Oakland, another Bay Area city that is politically liberal like San Francisco, unanimously approved a permanent cease-fire resolution in November after rejecting an amendment that would have added an explicit condemnation of Hamas.

But Berkeley, another San Francisco Bay Area city that is overwhelmingly liberal and inclined to side with oppressed peoples, declined to consider a resolution, with Mayor Jesse Arreguín said in a statement that such resolutions “fan the flames of hatred.”

The resolution approved by San Francisco condemns the Hamas attack as well as actions by the Israeli government led by Prime Minister Benjamin Netanyahu. It condemns rhetoric and attacks that are antisemitic, anti-Palestinian, Islamophobic or xenophobic.

The original resolution introduced by Supervisor Dean Preston in December, who is also Jewish, included the same sentiments but also had more detail of calls for a cease-fire. His bill co-sponsor was Hillary Ronen, a supervisor whose father served in the Israeli Defense Forces.

Neither version went far enough in explicitly condemning atrocities committed by Hamas, said Supervisor Matt Dorsey, who voted no. “To do otherwise, in my view, would send a dangerous and unthinkable message that terrorism works,” he said.

Cease-fire supporters in the audience booed when he brought up documentation by Hamas militants of rape, brutality and mutilation against women in their attack, prompting Peskin to admonish the crowd to “chill out and let everybody speak.”

Supervisors said the issue has sparked an avalanche of calls and emails to their offices.

Cease-fire supporters, which include Palestinians and Jewish people, have called the resolution a common-sense stand against genocide and a declaration of the value of Palestinian lives. Opponents, including people who are Jewish, have said such resolutions are one-sided and stoke antisemitism.
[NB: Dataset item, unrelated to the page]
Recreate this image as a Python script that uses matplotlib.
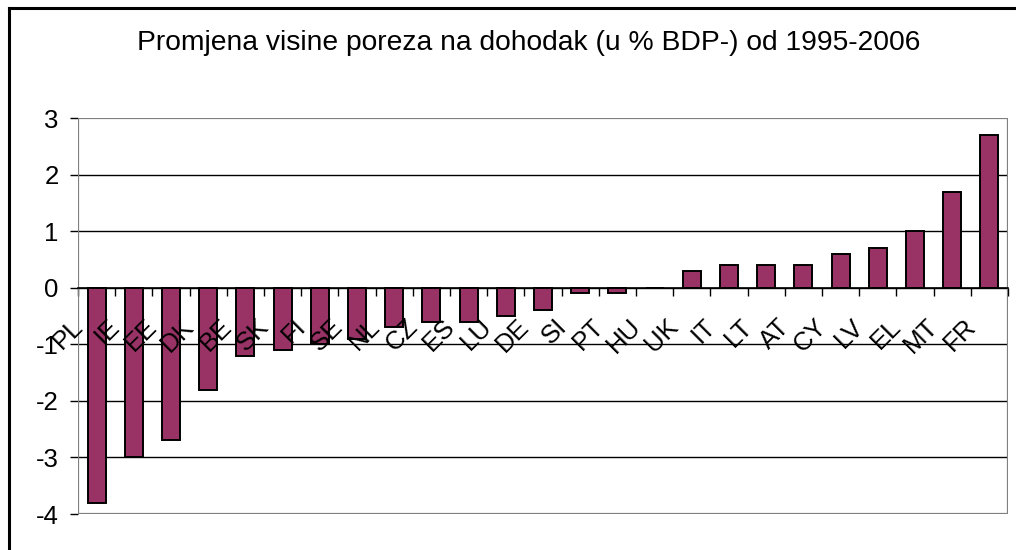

In an interview before the vote, Preston acknowledged that the initial board reaction to the cease-fire resolution was mixed with supervisors resistant to taking up what has become a politically loaded issue. But momentum grew as the war continued, he said.

He also said local politicians should speak up because they have constituents who are affected and those people can’t necessarily make their voices heard in Congress.

“Everyone is feeling this locally, the pain and the grief and loss,” he said. “It is a major issue not just in the daily lives of people in the Middle East, but in the daily lives of people in our city.”